## SOURCE DATA

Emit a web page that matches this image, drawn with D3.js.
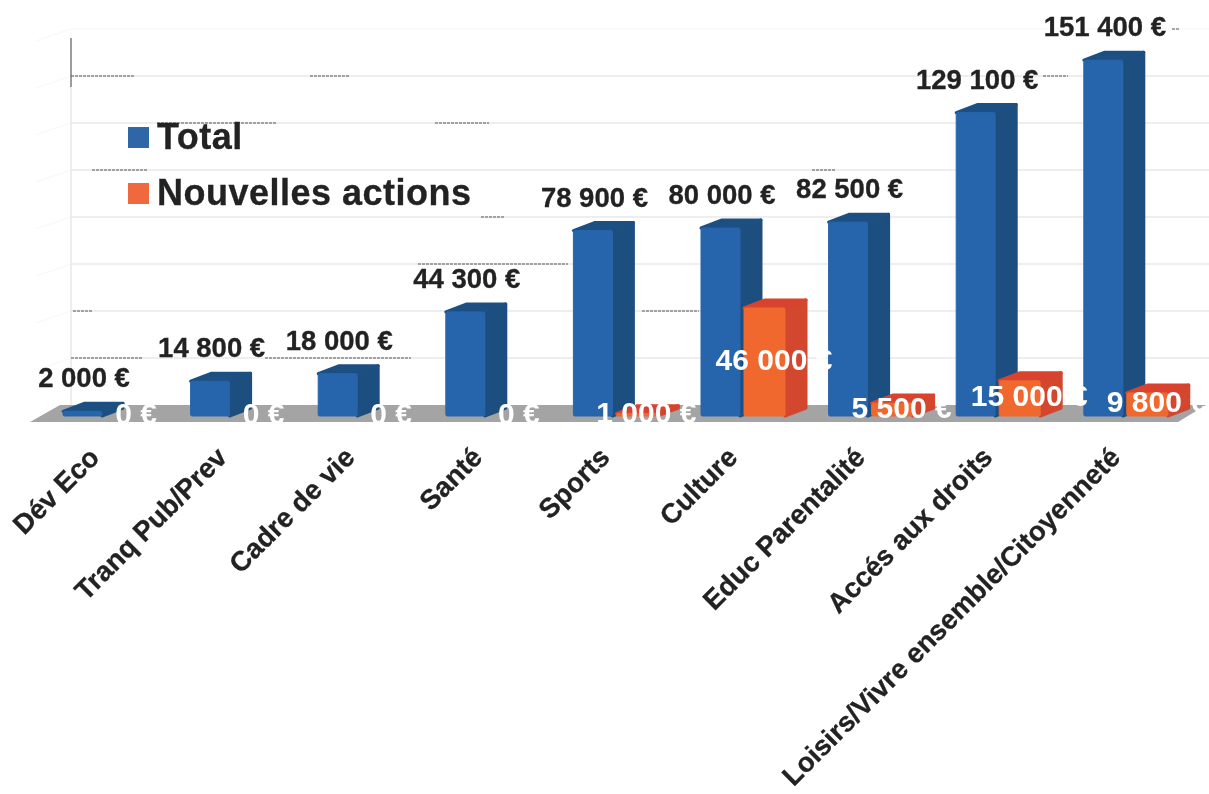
<!DOCTYPE html>
<html>
<head>
  <meta charset="utf-8">
  <title>Total et nouvelles actions par thématique</title>
  <style>
    html, body { margin: 0; padding: 0; background: #fff; }
    svg { display: block; }
    text { font-family: "Liberation Sans", Arial, sans-serif; font-weight: bold; }
  </style>
</head>
<body>
  <script src="https://cdn.jsdelivr.net/npm/d3@7"></script>
  <script>
    // values
    var categories = ["Dév Eco", "Tranq Pub/Prev", "Cadre de vie", "Santé", "Sports", "Culture",
                      "Educ Parentalité", "Accés aux droits", "Loisirs/Vivre ensemble/Citoyenneté"];
    var totalValues = [2000, 14800, 18000, 44300, 78900, 80000, 82500, 129100, 151400];
    var newActionValues = [0, 0, 0, 0, 1000, 46000, 5500, 15000, 9800];
    var seriesNames = ["Total", "Nouvelles actions"];
    var gridValues = [0, 20000, 40000, 60000, 80000, 100000, 120000, 140000, 160000];

    var w = 1209;
    var h = 794;
    var depthX = 21;
    var depthY = 8;
    var wallY = 11;

    var svg = d3.select("body").append("svg")
      .attr("width", w)
      .attr("height", h);

    var defs = svg.append("defs");
    defs.append("filter").attr("id", "scan")
      .append("feGaussianBlur").attr("stdDeviation", 0.55);

    var x = d3.scaleBand().domain(categories).range([63, 63 + 127.6 * categories.length]);
    var xSeries = d3.scaleBand().domain(seriesNames).range([0, 84]);
    var y = d3.scaleLinear().domain([0, 160000]).range([416, 40]);

    var colors = d3.scaleOrdinal().domain(seriesNames).range(["#2765ab", "#f0682f"]);
    var sideColors = d3.scaleOrdinal().domain(seriesNames).range(["#1f4f80", "#d2462f"]);
    var topColors = d3.scaleOrdinal().domain(seriesNames).range(["#1f4f82", "#d8432f"]);

    var chart = svg.append("g").attr("filter", "url(#scan)");

    // back wall
    chart.selectAll("line.grid")
      .data(gridValues.slice(1))
      .enter().append("line")
      .attr("class", "grid")
      .attr("x1", 71).attr("x2", w)
      .attr("y1", function(d) { return y(d) - wallY; })
      .attr("y2", function(d) { return y(d) - wallY; })
      .attr("stroke", function(d) { return d == 160000 ? "#fafafa" : "#e9e9e9"; })
      .attr("stroke-width", 1.5);

    chart.selectAll("line.wing")
      .data(gridValues.slice(1))
      .enter().append("line")
      .attr("class", "wing")
      .attr("x1", 36).attr("x2", 71)
      .attr("y1", function(d) { return y(d) - wallY + 12; })
      .attr("y2", function(d) { return y(d) - wallY; })
      .attr("stroke", "#f9f9f9")
      .attr("stroke-width", 1.5);

    chart.append("line")
      .attr("x1", 71).attr("x2", 71)
      .attr("y1", y(140000) - wallY - 38).attr("y2", y(0) - wallY)
      .attr("stroke", "#e9e9e9").attr("stroke-width", 1.5);

    chart.append("line")
      .attr("x1", 71).attr("x2", 71)
      .attr("y1", y(140000) - wallY - 38).attr("y2", y(140000) - wallY + 11)
      .attr("stroke", "#666").attr("stroke-width", 1.2);

    // dark leftovers of the scan sitting on the grid lines: grid value, from, to
    var scanFragments = [
      [140000, 71, 135], [140000, 310, 350], [140000, 1043, 1068], [160000, 1172, 1180],
      [120000, 157, 277], [120000, 435, 489], [100000, 92, 148], [100000, 812, 835],
      [80000, 481, 504], [60000, 418, 568], [40000, 73, 92], [40000, 642, 699],
      [20000, 71, 143], [20000, 265, 411]
    ];
    chart.selectAll("line.fragment")
      .data(scanFragments)
      .enter().append("line")
      .attr("class", "fragment")
      .attr("x1", function(d) { return d[1]; })
      .attr("x2", function(d) { return d[2]; })
      .attr("y1", function(d) { return y(d[0]) - wallY; })
      .attr("y2", function(d) { return y(d[0]) - wallY; })
      .attr("stroke", "#555")
      .attr("stroke-width", 1.2)
      .attr("stroke-dasharray", "3 1");

    // floor
    chart.append("polygon")
      .attr("points", [
        [30, y(0) + 6], [1178, y(0) + 6],
        [1206, y(0) - wallY], [60, y(0) - wallY]
      ].join(" "))
      .attr("fill", "#a4a4a4");

    // build the bars
    var bars = [];
    categories.forEach(function(c, i) {
      if (totalValues[i] > 0) bars.push({ cat: c, series: "Total", value: totalValues[i], width: 39 });
      if (newActionValues[i] > 0) bars.push({ cat: c, series: "Nouvelles actions", value: newActionValues[i], width: 41 });
    });

    function left(d) { return x(d.cat) + xSeries(d.series) + (d.series == "Total" ? 0 : 1); }

    var bar = chart.selectAll("g.bar")
      .data(bars)
      .enter().append("g")
      .attr("class", "bar")
      .attr("stroke-linejoin", "round")
      .attr("stroke-width", 3);

    // side face
    bar.append("polygon")
      .attr("points", function(d) {
        var x1 = left(d) + d.width;
        return [[x1, y(0)], [x1 + depthX, y(0) - depthY],
                [x1 + depthX, y(d.value) - depthY], [x1, y(d.value)]].join(" ");
      })
      .attr("fill", function(d) { return sideColors(d.series); })
      .attr("stroke", function(d) { return sideColors(d.series); });

    // top face
    bar.append("polygon")
      .attr("points", function(d) {
        var x0 = left(d), x1 = x0 + d.width;
        return [[x0, y(d.value)], [x1, y(d.value)],
                [x1 + depthX, y(d.value) - depthY], [x0 + depthX, y(d.value) - depthY]].join(" ");
      })
      .attr("fill", function(d) { return topColors(d.series); })
      .attr("stroke", function(d) { return topColors(d.series); });

    // front face
    bar.append("rect")
      .attr("x", left)
      .attr("y", function(d) { return y(d.value); })
      .attr("width", function(d) { return d.width; })
      .attr("height", function(d) { return y(0) - y(d.value); })
      .attr("rx", 1.5)
      .attr("fill", function(d) { return colors(d.series); })
      .attr("stroke", function(d) { return colors(d.series); })
      .attr("stroke-width", 1);

    var euro = function(v) {
      return d3.format(",")(v).replace(/,/g, " ") + " €";
    };

    // total labels above the bars
    chart.selectAll("text.total")
      .data(totalValues)
      .enter().append("text")
      .attr("class", "total")
      .attr("transform", function(d, i) {
        return "translate(" + (x(categories[i]) + 21) + "," + (y(d) - 24) + ")";
      })
      .attr("text-anchor", "middle")
      .attr("font-size", 27.5)
      .attr("fill", "#222")
      .attr("stroke", "#222").attr("stroke-width", 0.3)
      .text(euro);

    // white labels for the new actions, on the bar middle
    chart.selectAll("text.actions")
      .data(newActionValues)
      .enter().append("text")
      .attr("class", "actions")
      .attr("transform", function(d, i) {
        return "translate(" + (x(categories[i]) + 73) + "," + ((y(d) + y(0)) / 2 + 8) + ")";
      })
      .attr("text-anchor", "middle")
      .attr("font-size", 30)
      .attr("fill", "#fff")
      .text(euro);

    // category labels
    chart.selectAll("text.cat")
      .data(categories)
      .enter().append("text")
      .attr("class", "cat")
      .attr("transform", function(d) {
        return "translate(" + (x(d) + 38) + ",459) rotate(-45)";
      })
      .attr("text-anchor", "end")
      .attr("font-size", 27.5)
      .attr("fill", "#222")
      .attr("stroke", "#222").attr("stroke-width", 0.3)
      .text(function(d) { return d; });

    // legend
    var legend = chart.selectAll("g.legend")
      .data(seriesNames)
      .enter().append("g")
      .attr("class", "legend")
      .attr("transform", function(d, i) { return "translate(128," + (127 + i * 56) + ")"; });

    legend.append("rect")
      .attr("width", 21).attr("height", 21)
      .attr("fill", function(d) { return d == "Total" ? "#2f66a8" : "#f0683c"; });

    legend.append("text")
      .attr("x", 29).attr("y", 22)
      .attr("font-size", 36)
      .attr("letter-spacing", 0.5)
      .attr("fill", "#222")
      .attr("stroke", "#222").attr("stroke-width", 0.3)
      .text(function(d) { return d; });
  </script>
</body>
</html>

## EXERCISE REQUIREMENTS
Pictures are excluded: retype only the lines from the beginning of the listing above through the line with "var wallY = 11;", both included.

## CORRECT RESULT
Emit a web page that matches this image, drawn with D3.js.
<!DOCTYPE html>
<html>
<head>
  <meta charset="utf-8">
  <title>Total et nouvelles actions par thématique</title>
  <style>
    html, body { margin: 0; padding: 0; background: #fff; }
    svg { display: block; }
    text { font-family: "Liberation Sans", Arial, sans-serif; font-weight: bold; }
  </style>
</head>
<body>
  <script src="https://cdn.jsdelivr.net/npm/d3@7"></script>
  <script>
    // values
    var categories = ["Dév Eco", "Tranq Pub/Prev", "Cadre de vie", "Santé", "Sports", "Culture",
                      "Educ Parentalité", "Accés aux droits", "Loisirs/Vivre ensemble/Citoyenneté"];
    var totalValues = [2000, 14800, 18000, 44300, 78900, 80000, 82500, 129100, 151400];
    var newActionValues = [0, 0, 0, 0, 1000, 46000, 5500, 15000, 9800];
    var seriesNames = ["Total", "Nouvelles actions"];
    var gridValues = [0, 20000, 40000, 60000, 80000, 100000, 120000, 140000, 160000];

    var w = 1209;
    var h = 794;
    var depthX = 21;
    var depthY = 8;
    var wallY = 11;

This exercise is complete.